The affluent like to give to
charities, but their level of involvement with the organizations they support
varies widely, ranging from long-term partnerships to spontaneous donations. At
one end of the spectrum, the process for planned giving requires a great degree
of due diligence, but the extra effort helps donors receive numerous benefits
from their generosity. It also provides a forum for a dialogue with selected
charities, creates opportunities to involve family members, and ensures that
appropriate tax codes are interpreted and leveraged. Still, many affluent givers
opt for the opposite end of the spectrum, making contributions with little or no
advance planning and, as a result, possibly sacrificing substantial
benefits.
The twin benefits of charitable giving—supporting a cause and
minimizing taxes—have long held great appeal for the wealthy. In an effort to
understand how actively they are involved in the stages of the giving process,
we surveyed 446 individuals with a net worth of $5 million or more and a history
of giving at least $50,000 a year to nonprofit organizations.

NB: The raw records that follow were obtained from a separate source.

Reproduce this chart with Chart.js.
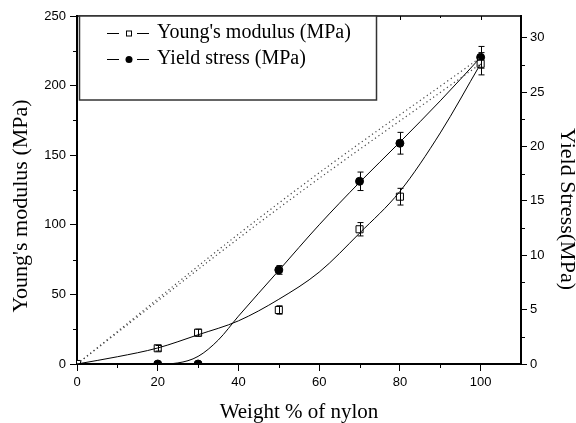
<!DOCTYPE html>
<html>
<head>
<meta charset="utf-8">
<script src="https://cdn.jsdelivr.net/npm/chart.js@4.4.1/dist/chart.umd.min.js"></script>
<style>
  html, body { margin: 0; padding: 0; background: #fff; }
  #wrap { width: 576px; height: 423px; }
</style>
</head>
<body>
<div id="wrap"><canvas id="chart"></canvas></div>
<script>
// measured points
const nylon = [0, 20, 30, 50, 70, 80, 100];
const youngModulus = [0, 11.3, 22.5, 38.8, 96.8, 120.2, 215.7];
const youngErr = [0, 2, 2.5, 3, 4.8, 6, 8];
const yieldStress = [0, 0, 0, 8.65, 16.8, 20.3, 28.2];
const yieldErr = [0, 0, 0, 0.4, 0.85, 1.0, 1.0];

// fitted curves
const youngFitX = [0, 10, 20, 30, 40, 50, 60, 70, 80, 90, 100];
const youngFit = [0, 5.2, 11.5, 21, 31, 46.5, 66, 94, 124, 166, 215.7];
const yieldFitX = [0, 10, 20, 25, 30, 35, 40, 50, 60, 70, 80, 90, 100];
const yieldFit = [0, 0, 0, 0.1, 0.7, 2.2, 4.4, 8.6, 12.8, 16.7, 20.4, 24.2, 28.2];

// dotted mixing lines
const mixX = [0, 50, 100];
const youngMix = [0, 112, 215.7];
const yieldMix = [0, 14.8, 28.2];

// ticks
const xTicks = [0, 20, 40, 60, 80, 100];
const xMinor = [10, 30, 50, 70, 90];
const leftTicks = [0, 50, 100, 150, 200, 250];
const leftMinor = [25, 75, 125, 175, 225];
const rightTicks = [0, 5, 10, 15, 20, 25, 30];
const rightMinor = [2.5, 7.5, 12.5, 17.5, 22.5, 27.5];

const leftTitle = "Young's modulus (MPa)";
const rightTitle = "Yield Stress(MPa)";
const legendLabels = ["Young's modulus (MPa)", "Yield stress (MPa)"];

const SERIF = '"Liberation Serif", "Times New Roman", serif';
const SANS = '"Liberation Sans", Arial, sans-serif';

const pts = (xs, ys) => xs.map((x, i) => ({ x: x, y: ys[i] }));

// error bars
const errorBars = {
  id: "errorBars",
  afterDatasetsDraw(chart) {
    const ctx = chart.ctx;
    const x = chart.scales.x;
    ctx.save();
    ctx.strokeStyle = "#000";
    ctx.lineWidth = 1;
    [[youngModulus, youngErr, chart.scales.y], [yieldStress, yieldErr, chart.scales.y1]].forEach(function (s) {
      const vals = s[0], errs = s[1], sc = s[2];
      nylon.forEach(function (n, i) {
        if (!errs[i]) return;
        const px = Math.round(x.getPixelForValue(n)) + 0.5;
        const t = sc.getPixelForValue(vals[i] + errs[i]);
        const b = sc.getPixelForValue(vals[i] - errs[i]);
        ctx.beginPath();
        ctx.moveTo(px, t); ctx.lineTo(px, b);
        ctx.moveTo(px - 3, t); ctx.lineTo(px + 3, t);
        ctx.moveTo(px - 3, b); ctx.lineTo(px + 3, b);
        ctx.stroke();
      });
    });
    ctx.restore();
  }
};

// frame, minor ticks, y titles and the boxed legend
const decorations = {
  id: "decorations",
  afterDraw(chart) {
    const ctx = chart.ctx;
    const a = chart.chartArea;
    const x = chart.scales.x, y = chart.scales.y, y1 = chart.scales.y1;
    ctx.save();
    ctx.strokeStyle = "#000";

    // top border
    ctx.lineWidth = 1.5;
    ctx.beginPath();
    ctx.moveTo(a.left, a.top); ctx.lineTo(a.right, a.top);
    ctx.stroke();

    ctx.lineWidth = 1;
    ctx.beginPath();
    xMinor.forEach(function (v) {
      const px = Math.round(x.getPixelForValue(v)) + 0.5;
      ctx.moveTo(px, a.bottom); ctx.lineTo(px, a.bottom + 4);
      ctx.moveTo(px, a.top); ctx.lineTo(px, a.top + 2);
    });
    xTicks.forEach(function (v) {
      const px = Math.round(x.getPixelForValue(v)) + 0.5;
      ctx.moveTo(px, a.top); ctx.lineTo(px, a.top + 4);
    });
    leftMinor.forEach(function (v) {
      const py = Math.round(y.getPixelForValue(v)) + 0.5;
      ctx.moveTo(a.left, py); ctx.lineTo(a.left - 4, py);
    });
    rightMinor.forEach(function (v) {
      const py = Math.round(y1.getPixelForValue(v)) + 0.5;
      ctx.moveTo(a.right, py); ctx.lineTo(a.right + 4, py);
    });
    ctx.stroke();

    // y axis titles
    ctx.fillStyle = "#000";
    ctx.font = "22px " + SERIF;
    ctx.textAlign = "center";
    ctx.textBaseline = "alphabetic";
    ctx.save();
    ctx.translate(27, 206);
    ctx.rotate(-Math.PI / 2);
    ctx.fillText(leftTitle, 0, 0);
    ctx.restore();
    ctx.save();
    ctx.translate(561, 209);
    ctx.rotate(Math.PI / 2);
    ctx.fillText(rightTitle, 0, 0);
    ctx.restore();

    // legend box
    const bx = 79.5, by = a.top, bw = 297, bh = 84;
    ctx.fillStyle = "#fff";
    ctx.fillRect(bx, by, bw, bh);
    ctx.strokeStyle = "#333";
    ctx.lineWidth = 1.5;
    ctx.strokeRect(bx, by, bw, bh);
    ctx.strokeStyle = "#000";
    ctx.lineWidth = 1;
    const rows = [33, 59];
    rows.forEach(function (ry, i) {
      ctx.beginPath();
      ctx.moveTo(107, ry + 0.5); ctx.lineTo(119, ry + 0.5);
      ctx.moveTo(137, ry + 0.5); ctx.lineTo(149, ry + 0.5);
      ctx.stroke();
      if (i === 0) {
        ctx.fillStyle = "#fff";
        ctx.fillRect(126.5, ry - 2, 5, 5);
        ctx.strokeRect(126.5, ry - 2, 5, 5);
      } else {
        ctx.fillStyle = "#000";
        ctx.beginPath();
        ctx.arc(129, ry + 0.5, 3.5, 0, Math.PI * 2);
        ctx.fill();
      }
      ctx.fillStyle = "#000";
      ctx.font = "20px " + SERIF;
      ctx.textAlign = "left";
      ctx.textBaseline = "middle";
      ctx.fillText(legendLabels[i], 157, ry);
    });
    ctx.restore();
  }
};

const tickFont = { family: SANS, size: 13 };

new Chart(document.getElementById("chart"), {
  type: "line",
  data: {
    datasets: [
      {
        data: pts(mixX, youngMix),
        yAxisID: "y",
        borderColor: "#444",
        borderWidth: 1.2,
        borderDash: [1.2, 3],
        tension: 0.4,
        pointRadius: 0,
      },
      {
        data: pts(mixX, yieldMix),
        yAxisID: "y1",
        borderColor: "#444",
        borderWidth: 1.2,
        borderDash: [1.2, 3],
        tension: 0.4,
        pointRadius: 0,
      },
      {
        data: pts(youngFitX, youngFit),
        yAxisID: "y",
        borderColor: "#000",
        borderWidth: 1,
        cubicInterpolationMode: "monotone",
        pointRadius: 0,
      },
      {
        data: pts(yieldFitX, yieldFit),
        yAxisID: "y1",
        borderColor: "#000",
        borderWidth: 1,
        cubicInterpolationMode: "monotone",
        pointRadius: 0,
      },
      {
        data: pts(nylon, youngModulus),
        yAxisID: "y",
        showLine: false,
        pointStyle: "rect",
        pointRadius: 5,
        pointBackgroundColor: "#fff",
        pointBorderColor: "#000",
        pointBorderWidth: 1,
      },
      {
        data: pts(nylon, yieldStress),
        yAxisID: "y1",
        showLine: false,
        pointStyle: "circle",
        pointRadius: 4,
        pointBackgroundColor: "#000",
        pointBorderColor: "#000",
        pointBorderWidth: 1,
      },
    ],
  },
  options: {
    responsive: true,
    maintainAspectRatio: false,
    animation: false,
    layout: { padding: { top: 16, left: 0, right: 0, bottom: 0 } },
    plugins: {
      legend: { display: false },
      tooltip: { enabled: false },
    },
    scales: {
      x: {
        type: "linear",
        min: 0,
        max: 110,
        afterBuildTicks: (s) => { s.ticks = xTicks.map((v) => ({ value: v })); },
        afterFit: (s) => { s.height = 59; },
        ticks: { font: tickFont, color: "#000", padding: 4, maxRotation: 0 },
        grid: { drawOnChartArea: false, tickLength: 7, tickColor: "#000", tickWidth: 1 },
        border: { display: true, color: "#000", width: 2 },
        title: {
          display: true,
          text: "Weight % of nylon",
          color: "#000",
          font: { family: SERIF, size: 21, lineHeight: 1 },
          padding: { top: 0, bottom: 0 },
        },
      },
      y: {
        position: "left",
        min: 0,
        max: 250,
        afterBuildTicks: (s) => { s.ticks = leftTicks.map((v) => ({ value: v })); },
        afterFit: (s) => { s.width = 77; },
        ticks: { font: tickFont, color: "#000", padding: 4 },
        grid: { drawOnChartArea: false, tickLength: 7, tickColor: "#000", tickWidth: 1 },
        border: { display: true, color: "#000", width: 2 },
      },
      y1: {
        position: "right",
        min: 0,
        max: 32,
        afterBuildTicks: (s) => { s.ticks = rightTicks.map((v) => ({ value: v })); },
        afterFit: (s) => { s.width = 55; },
        ticks: { font: tickFont, color: "#000", padding: 3 },
        grid: { drawOnChartArea: false, tickLength: 6, tickColor: "#000", tickWidth: 1 },
        border: { display: true, color: "#000", width: 2 },
      },
    },
  },
  plugins: [errorBars, decorations],
});
</script>
</body>
</html>
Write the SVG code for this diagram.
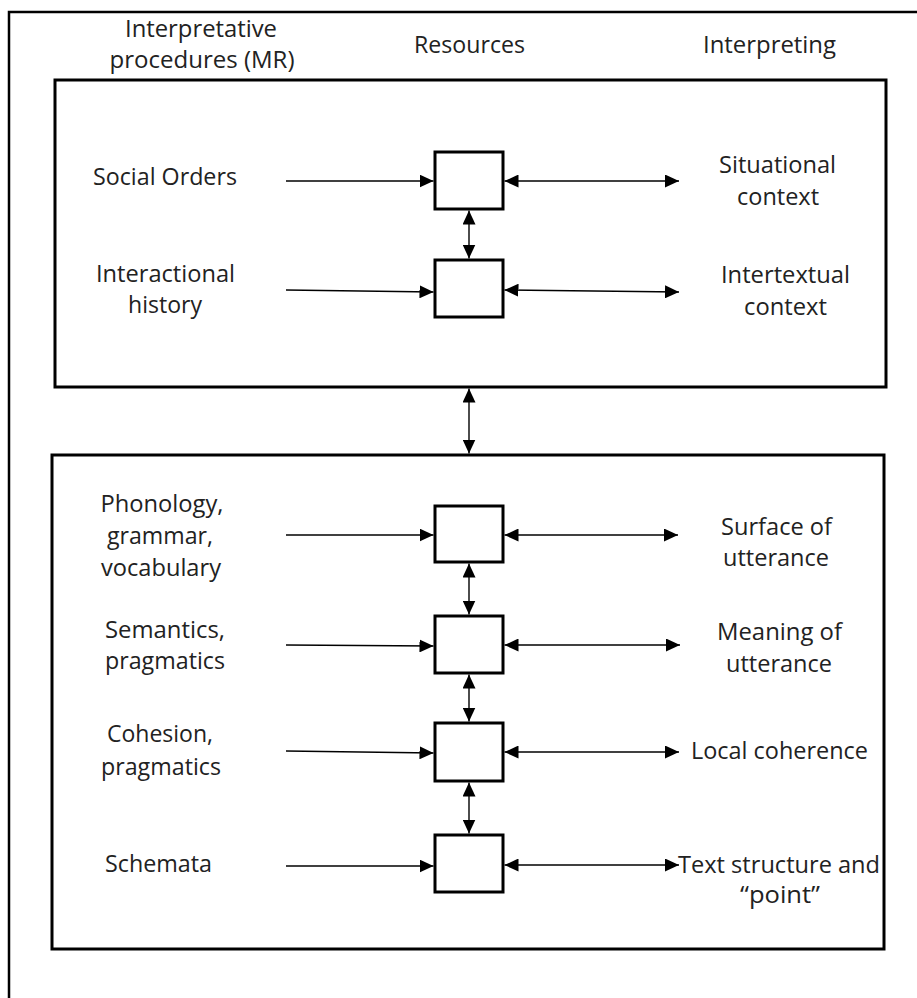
<svg xmlns="http://www.w3.org/2000/svg" width="917" height="998" viewBox="0 0 917 998">
<style>
text{font-family:"Open Sans","Noto Sans","Liberation Sans",sans-serif;font-size:23px;fill:#222;text-anchor:middle}
.frame{fill:none;stroke:#000;stroke-width:2.5}
.panel{fill:none;stroke:#000;stroke-width:3}
.node{fill:#fff;stroke:#000;stroke-width:3}
.c{fill:none;stroke:#000;stroke-width:1.4}
.one{marker-end:url(#ah)}
.two{marker-start:url(#ah);marker-end:url(#ah)}
</style>
<defs>
<marker id="ah" markerUnits="userSpaceOnUse" markerWidth="14" markerHeight="13" refX="14" refY="6.5" orient="auto-start-reverse">
<path d="M0,0 L14,6.5 L0,13 z" fill="#000"/>
</marker>
</defs>
<rect width="917" height="998" fill="#fff"/>
<path class="frame" d="M9,998 V12 H917"/>
<g id="headers">
<text x="201" y="37" textLength="152" lengthAdjust="spacingAndGlyphs">Interpretative</text>
<text x="202" y="68" textLength="185" lengthAdjust="spacingAndGlyphs">procedures (MR)</text>
<text x="469.5" y="53" textLength="111" lengthAdjust="spacingAndGlyphs">Resources</text>
<text x="769.5" y="53" textLength="133" lengthAdjust="spacingAndGlyphs">Interpreting</text>
</g>
<g id="panel-top"><rect class="panel" x="55" y="80" width="831" height="307"/></g>
<g id="panel-bottom"><rect class="panel" x="52" y="455" width="832" height="494"/></g>
<g id="connectors">
<line class="c one" x1="286" y1="181" x2="433.5" y2="181"/>
<line class="c two" x1="504.5" y1="181" x2="679" y2="181"/>
<line class="c one" x1="286" y1="290" x2="433.5" y2="292"/>
<line class="c two" x1="504.5" y1="290" x2="679" y2="292"/>
<line class="c two" x1="469" y1="210.5" x2="469" y2="258.5"/>
<line class="c two" x1="469" y1="388.5" x2="469" y2="453.5"/>
<line class="c one" x1="286" y1="535" x2="433.5" y2="535"/>
<line class="c two" x1="504.5" y1="535" x2="678" y2="535"/>
<line class="c two" x1="469" y1="563.5" x2="469" y2="614.5"/>
<line class="c one" x1="286" y1="645" x2="433.5" y2="646"/>
<line class="c two" x1="504.5" y1="645" x2="680" y2="645"/>
<line class="c two" x1="469" y1="674.5" x2="469" y2="721.5"/>
<line class="c one" x1="286" y1="751" x2="433.5" y2="753"/>
<line class="c two" x1="504.5" y1="752" x2="679" y2="752"/>
<line class="c two" x1="469" y1="782.5" x2="469" y2="833.5"/>
<line class="c one" x1="286" y1="866" x2="433.5" y2="866"/>
<line class="c two" x1="504.5" y1="865" x2="679" y2="865"/>
</g>
<g id="social-orders"><text x="165" y="185" textLength="144" lengthAdjust="spacingAndGlyphs">Social Orders</text></g>
<g id="res-1"><rect class="node" x="435" y="152" width="68" height="57"/></g>
<g id="situational"><text x="777.5" y="173" textLength="117" lengthAdjust="spacingAndGlyphs">Situational</text><text x="778" y="205" textLength="82" lengthAdjust="spacingAndGlyphs">context</text></g>
<g id="interactional"><text x="165.5" y="282" textLength="139" lengthAdjust="spacingAndGlyphs">Interactional</text><text x="165" y="313" textLength="74" lengthAdjust="spacingAndGlyphs">history</text></g>
<g id="res-2"><rect class="node" x="435" y="260" width="68" height="57"/></g>
<g id="intertextual"><text x="785.5" y="283" textLength="129" lengthAdjust="spacingAndGlyphs">Intertextual</text><text x="785.5" y="315" textLength="83" lengthAdjust="spacingAndGlyphs">context</text></g>
<g id="phonology"><text x="162" y="512" textLength="123" lengthAdjust="spacingAndGlyphs">Phonology,</text><text x="160" y="544" textLength="106" lengthAdjust="spacingAndGlyphs">grammar,</text><text x="161" y="576" textLength="120" lengthAdjust="spacingAndGlyphs">vocabulary</text></g>
<g id="res-3"><rect class="node" x="435" y="506" width="68" height="56"/></g>
<g id="surface"><text x="776.5" y="535" textLength="111" lengthAdjust="spacingAndGlyphs">Surface of</text><text x="776" y="566" textLength="106" lengthAdjust="spacingAndGlyphs">utterance</text></g>
<g id="semantics"><text x="165" y="638" textLength="120" lengthAdjust="spacingAndGlyphs">Semantics,</text><text x="165" y="669" textLength="120" lengthAdjust="spacingAndGlyphs">pragmatics</text></g>
<g id="res-4"><rect class="node" x="435" y="616" width="68" height="57"/></g>
<g id="meaning"><text x="779.5" y="640" textLength="125" lengthAdjust="spacingAndGlyphs">Meaning of</text><text x="779" y="672" textLength="106" lengthAdjust="spacingAndGlyphs">utterance</text></g>
<g id="cohesion"><text x="160" y="742" textLength="106" lengthAdjust="spacingAndGlyphs">Cohesion,</text><text x="161" y="775" textLength="120" lengthAdjust="spacingAndGlyphs">pragmatics</text></g>
<g id="res-5"><rect class="node" x="435" y="723" width="68" height="58"/></g>
<g id="local"><text x="779.5" y="759" textLength="177" lengthAdjust="spacingAndGlyphs">Local coherence</text></g>
<g id="schemata"><text x="158.5" y="872" textLength="107" lengthAdjust="spacingAndGlyphs">Schemata</text></g>
<g id="res-6"><rect class="node" x="435" y="835" width="68" height="57"/></g>
<g id="text-structure"><text x="779" y="873" textLength="202" lengthAdjust="spacingAndGlyphs">Text structure and</text><text x="780" y="903" textLength="80" lengthAdjust="spacingAndGlyphs">“point”</text></g>
</svg>
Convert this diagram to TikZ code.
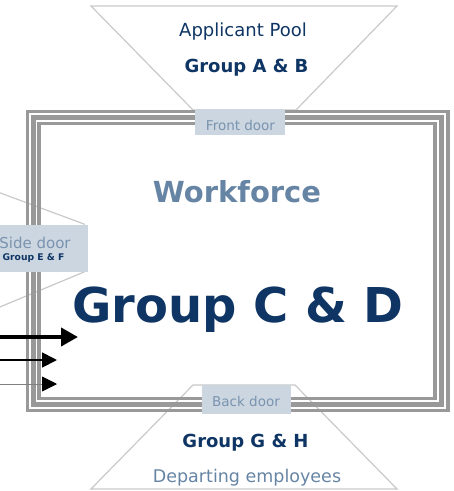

One of the first issues that surfaced in our study was the degree
to which affluent donors want to exercise authority and control in the selection
of the charities they support and in how their contributions are used. Almost
three-quarters (72.2 percent) of respondents characterized themselves as wanting
a high degree of both; we refer to them as high-influence givers. By contrast,
the remaining quarter—low-influence givers—were less interested in participating
in the process.
Typically, most charitable gifts, regardless of the total wealth
of the donor, fall under the category of checkbook philanthropy, meaning
monetary gifts made in response to specific fundraising requests or one-off
situations such as benefit events and auctions. While this form of giving is no
less important, it often occurs without much forethought, and may not afford the
philanthropist or the charitable organization some of the benefits that are
gained by planned giving.
Yet many wealthy individuals have initiated some kind of planned
giving to structure their philanthropic activities. Just over half of our survey
participants had already established a planned gift, but there was a greater
disparity when viewed by segment. About two-thirds, 62 percent, of the
high-influence individuals had established a planned gift, while just 39 percent
of low-influence givers had done so.
A Simple Plan There is no question that a planned-giving process can yield
numerous benefits, but it can also be an emotionally taxing experience, because
it often forces givers to face issues surrounding estate planning and mortality.
It is also highly complex, requiring the expertise of financial and tax
professionals to navigate smoothly and successfully. In an effort to understand
motivations, we asked the 247 respondents who have planned gifts a series of
questions. The opportunity to proactively reduce taxes was of material
importance for 87 percent of high-influence givers, but far less significant for
low-influence givers. Just 35 percent of that group cited tax implications as
one of the major drivers in the decision to establish a planned gift.
A large portion of both segments, however, cited a broader
planning effort as playing a principal role in their decision to create a
planned gift. Of high-influence givers, 97 percent said the planned-giving
process was part of a wider effort that focused on financial planning, estate
planning or both, as did 90 percent of low-influence givers.